In sei mesi hanno chiuso i battenti più di seimila imprese in Sicilia, con l’impressionante ritmo di mille imprese al mese. Da gennaio a giugno, nel dettaglio, sono 6773 quelle chiuse, a fronte di 3918 nuove aperture, per un saldo negativo pari a 2855 aziende.
Una crisi che ha avuto effetti “decisamente negativi” sul sistema imprenditoriale come evidenziano i dati emersi da una elaborazione dell’ufficio studi Confcommercio su dati Movimprese, presentato oggi a Palermo.
Un trend che prosegue dal 2018, da quando il commercio ha registrato un saldo negativo di 4.571 imprese. Nel settore degli alberghi e pubblici esercizi il saldo del 2018 è stato negativo per 946 imprese mentre nei primi sei mesi del 2019 il saldo negativo è stato di 439 imprese.

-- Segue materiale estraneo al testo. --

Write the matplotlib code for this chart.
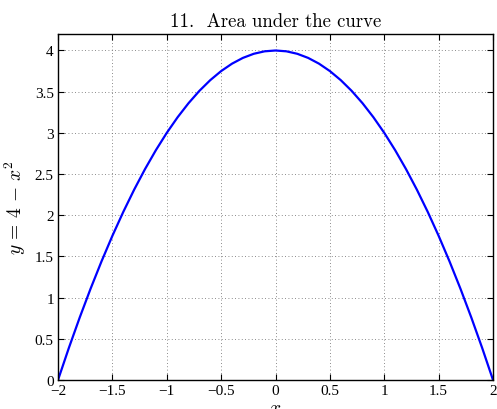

Buone notizie, invece, dal turismo, da sempre un settore trainante dell’economia regionale, che anche “ha evidenziato negli ultimi anni di essere in buona salute”. Nel 2018 è proseguito, anche se con minore intensità, l’aumento complessivo dei flussi turistici (+2,9% le presenze rispetto al 2017) con un contributo determinante degli stranieri (+6,3%) a fronte di una lieve flessione dei turisti italiani (-0,4%).
E se le imprese chiudono, i numeri che riguardano il lavoro in Sicilia sono decisamente sconfortanti. Continua a diminuire, infatti, il numero degli occupati, mentre rimane allarmante il numero dei disoccupati, più del doppio rispetto alla media nazionale.
Nella media dei primi 2 trimestri, infatti, gli occupati della Sicilia si riducono dell’1,1 per cento, a fronte di un modesto calo del Mezzogiorno (-0,4%). Il tasso di disoccupazione, pur con un lieve miglioramento registrato negli anni più recenti, “rimane preoccupante”: oggi è pari al 21,1% (primi 6 mesi 2019), contro una media nazionale del 10,4%.
Anche sul fronte dei consumi – secondo i dati dell’associazione – il divario tra la Sicilia e la media dell’Italia è significativo: nel decennio 2008-2018 l’andamento in termini di consumi per abitante nella regione ha registrato una perdita pari a circa il 9%, mentre in Italia la flessione è stata vicino al 4%.